When I entered upon the duties of the Presidential office, the aspect neither of our foreign nor domestic affairs was at all satisfactory. We were involved in dangerous complications with several nations, and two of our Territories were in a state of revolution against the Government. A restoration of the African slave trade had numerous and powerful advocates. Unlawful military expeditions were countenanced by many of our citizens, and were suffered, in defiance of the efforts of the Government, to escape from our shores for the purpose of making war upon the unoffending people of neighboring republics with whom we were at peace. In addition to these and other difficulties, we experienced a revulsion in monetary affairs soon after my advent to power of unexampled severity and of ruinous consequences to all the great interests of the country. When we take a retrospect of what was then our condition and contrast this with its material prosperity at the time of the late Presidential election, we have abundant reason to return our grateful thanks to that merciful Providence which has never forsaken us as a nation in all our past trials.

Our relations with Great Britain are of the most friendly character. Since the commencement of my Administration the two dangerous questions arising from the Clayton and Bulwer treaty and from the right of search claimed by the British Government have been amicably and honorably adjusted.

The discordant constructions of the Clayton and Bulwer treaty between the two Governments, which at different periods of the discussion bore a threatening aspect, have resulted in a final settlement entirely satisfactory to this Government. In my last annual message I informed Congress that the British Government had not then "completed treaty arrangements with the Republics of Honduras and Nicaragua in pursuance of the understanding between the two Governments. It is, nevertheless, confidently expected that this good work will ere long be accomplished." This confident expectation has since been fulfilled. Her Britannic Majesty concluded a treaty with Honduras on the 28th November, 1859, and with Nicaragua on the 28th August, 1860, relinquishing the Mosquito protectorate. Besides, by the former the Bay Islands are recognized as a part of the Republic of Honduras. It may be observed that the stipulations of these treaties conform in every important particular to the amendments adopted by the Senate of the United States to the treaty concluded at London on the 17th October, 1856, between the two Governments. It will be recollected that this treaty was rejected by the British Government because of its objection to the just and important amendment of the Senate to the article relating to Ruatan and the other islands in the Bay of Honduras.
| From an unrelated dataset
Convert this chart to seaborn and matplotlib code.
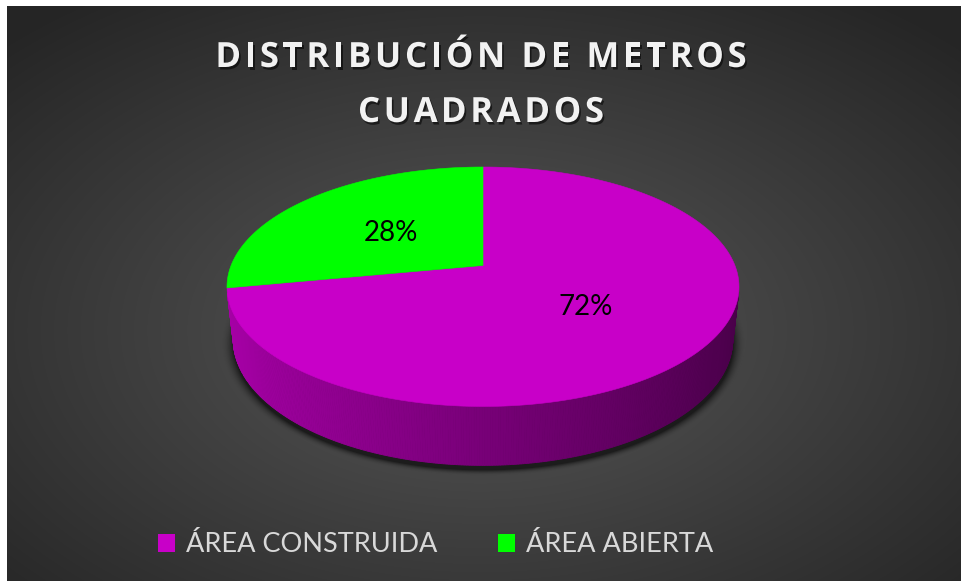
import numpy as np
import matplotlib
matplotlib.use("Agg")
import matplotlib.pyplot as plt
import seaborn as sns
from matplotlib.patches import Polygon, Patch
import matplotlib.patheffects as pe
from matplotlib.font_manager import FontProperties

# ---- data ----
categories = ["ÁREA CONSTRUIDA", "ÁREA ABIERTA"]
values = [72, 28]
slice_colors = ["#c800c8", "#00ff00"]
title_lines = ["DISTRIBUCIÓN DE METROS", "CUADRADOS"]

sns.set_theme(style="white")
plt.rcParams["font.family"] = ["Lato", "DejaVu Sans"]

W, H = 961, 581
fig = plt.figure(figsize=(W / 100, H / 100), dpi=100)
fig.patch.set_facecolor("white")
ax = fig.add_axes([0, 0, 1, 1])
ax.set_xlim(0, W)
ax.set_ylim(H, 0)
ax.axis("off")

# ---- radial gradient panel ----
left, top = 7, 6
yy, xx = np.mgrid[0:H, 0:W].astype(float)
cx, cy = 480.0, 330.0
d = np.sqrt(((xx - cx) / (W / 2)) ** 2 + ((yy - cy) / (H / 2)) ** 2) / np.sqrt(2)
d = np.clip(d, 0, 1)
g = (0x58 - (0x58 - 0x25) * d) / 255.0
bg = np.dstack([g, g, g])
bg[:, :left] = 1.0
bg[:top, :] = 1.0
ax.imshow(bg, extent=(0, W, H, 0), zorder=0, interpolation="bilinear")

# ---- perspective pie ----
phi = np.radians(29.8)
Dcam = 5.0
thick = 0.238
s_, c_ = np.sin(phi), np.cos(phi)


def project(X, Y, Z):
    depth = Dcam + Y * c_ - Z * s_
    return X / depth, (Y * s_ + Z * c_) / depth, depth


# fit the projected pie into its plot box
t_all = np.linspace(0, 2 * np.pi, 721)
px_all, py_all = [], []
for zz in (0.0, thick):
    a, b, _ = project(np.cos(t_all), np.sin(t_all), zz)
    px_all.append(a)
    py_all.append(b)
px_all = np.concatenate(px_all)
py_all = np.concatenate(py_all)
box_l, box_r, box_t = 227.0, 739.0, 167.0
k = (box_r - box_l) / (px_all.max() - px_all.min())
x0 = box_l - k * px_all.min()
y0 = box_t + k * py_all.max()


def to_px(X, Y, Z):
    a, b, dep = project(X, Y, Z)
    return x0 + k * a, y0 - k * b, dep


# slice angles: first slice clockwise from 12 o'clock
total = float(sum(values))
start = np.pi / 2
bounds = []
for v in values:
    end = start - 2 * np.pi * v / total
    bounds.append((start, end))
    start = end

# soft shadow under the pie
bx, by, _ = to_px(np.cos(t_all), np.sin(t_all), np.zeros_like(t_all))
ecx, ecy = (bx.max() + bx.min()) / 2, (by.max() + by.min()) / 2 + 4
erx, ery = (bx.max() - bx.min()) / 2, (by.max() - by.min()) / 2
rn = np.sqrt(((xx - ecx) / erx) ** 2 + ((yy - ecy) / ery) ** 2)
sh_alpha = 0.6 * np.clip(1 - (rn - 1) / 0.05, 0, 1) ** 2
shadow = np.zeros((H, W, 4))
shadow[..., 3] = sh_alpha
ax.imshow(shadow, extent=(0, W, H, 0), zorder=1, interpolation="bilinear")


def shade(hexcol, f):
    rgb = np.array(matplotlib.colors.to_rgb(hexcol))
    return tuple(np.clip(rgb * f, 0, 1))


# side walls (only parts facing the camera), back-to-front
quads = []
for (a0, a1), col in zip(bounds, slice_colors):
    n = max(int(abs(a1 - a0) / np.radians(0.5)), 2)
    ts = np.linspace(a0, a1, n + 1)
    for t1, t2 in zip(ts[:-1], ts[1:]):
        tm = (t1 + t2) / 2
        facing = -1 - Dcam * c_ * np.sin(tm)
        if facing <= 0:
            continue
        xa, ya, _ = to_px(np.cos([t1, t2, t2, t1]), np.sin([t1, t2, t2, t1]),
                          np.array([thick, thick, 0, 0]))
        _, _, dep = to_px(np.cos(tm), np.sin(tm), thick / 2)
        fshade = 0.6 - 0.24 * np.cos(tm)
        quads.append((dep, np.column_stack([xa, ya]), shade(col, fshade)))
quads.sort(key=lambda q: -q[0])
for dep, pts, colr in quads:
    ax.add_patch(Polygon(pts, closed=True, facecolor=colr, edgecolor=colr,
                         lw=0.6, zorder=2))

# top faces
for (a0, a1), col in zip(bounds, slice_colors):
    ts = np.linspace(a0, a1, 400)
    X = np.concatenate([[0], np.cos(ts)])
    Y = np.concatenate([[0], np.sin(ts)])
    xa, ya, _ = to_px(X, Y, np.full_like(X, thick))
    ax.add_patch(Polygon(np.column_stack([xa, ya]), closed=True, facecolor=col,
                         edgecolor=col, lw=0.4, zorder=3))

# data labels
for (a0, a1), v in zip(bounds, values):
    tm = (a0 + a1) / 2
    lx, ly, _ = to_px(0.5 * np.cos(tm), 0.5 * np.sin(tm), thick)
    ax.text(lx, ly, f"{v}%", ha="center", va="center_baseline", fontsize=20,
            color="black", zorder=4)

# ---- title with letter spacing ----
fig.canvas.draw()
renderer = fig.canvas.get_renderer()
tfp = FontProperties(family=["Open Sans", "DejaVu Sans"], weight="bold", size=25)
spacing = 3.6
shadow_fx = [pe.SimplePatchShadow(offset=(1.2, -1.8), shadow_rgbFace="black",
                                  alpha=0.55), pe.Normal()]


def spaced_text(txt, xc, baseline):
    widths = [renderer.get_text_width_height_descent(txt[:i], tfp, ismath=False)[0]
              if i else 0.0 for i in range(len(txt) + 1)]
    total_w = widths[-1] + spacing * (len(txt) - 1)
    xs = xc - total_w / 2
    for i, ch in enumerate(txt):
        if ch == " ":
            continue
        ax.text(xs + widths[i] + spacing * i, baseline, ch, fontproperties=tfp,
                color="#f2f2f2", ha="left", va="baseline", zorder=5,
                path_effects=shadow_fx)


spaced_text(title_lines[0], 481, 67)
spaced_text(title_lines[1], 481, 122)

# ---- legend ----
handles = [Patch(facecolor=c, edgecolor="none", label=l)
           for c, l in zip(slice_colors, categories)]
fig.legend(handles=handles, ncol=2, loc="center",
           bbox_to_anchor=(435.5 / W, 1 - 545 / H), frameon=False,
           fontsize=19.5, labelcolor="#d9d9d9", handlelength=0.63,
           handleheight=0.63, handletextpad=0.4, columnspacing=2.25)

fig.savefig("out.png", dpi=100, facecolor=fig.get_facecolor())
It must be a source of sincere satisfaction to all classes of our fellow-citizens, and especially to those engaged in foreign commerce, that the claim on the part of Great Britain forcibly to visit and search American merchant vessels on the high seas in time of peace has been abandoned. This was by far the most dangerous question to the peace of the two countries which has existed since the War of 1812. Whilst it remained open they might at any moment have been precipitated into a war. This was rendered manifest by the exasperated state of public feeling throughout our entire country produced by the forcible search of American merchant vessels by British cruisers on the coast of Cuba in the spring of 1858. The American people hailed with general acclaim the orders of the Secretary of the Navy to our naval force in the Gulf of Mexico "to protect all vessels of the United States on the high seas from search or detention by the vessels of war of any other nation." These orders might have produced an immediate collision between the naval forces of the two countries. This was most fortunately prevented by an appeal to the justice of Great Britain and to the law of nations as expounded by her own most eminent jurists.

The only question of any importance which still remains open is the disputed title between the two Governments to the island of San Juan, in the vicinity of Washington Territory. As this question is still under negotiation, it is not deemed advisable at the present moment to make any other allusion to the subject.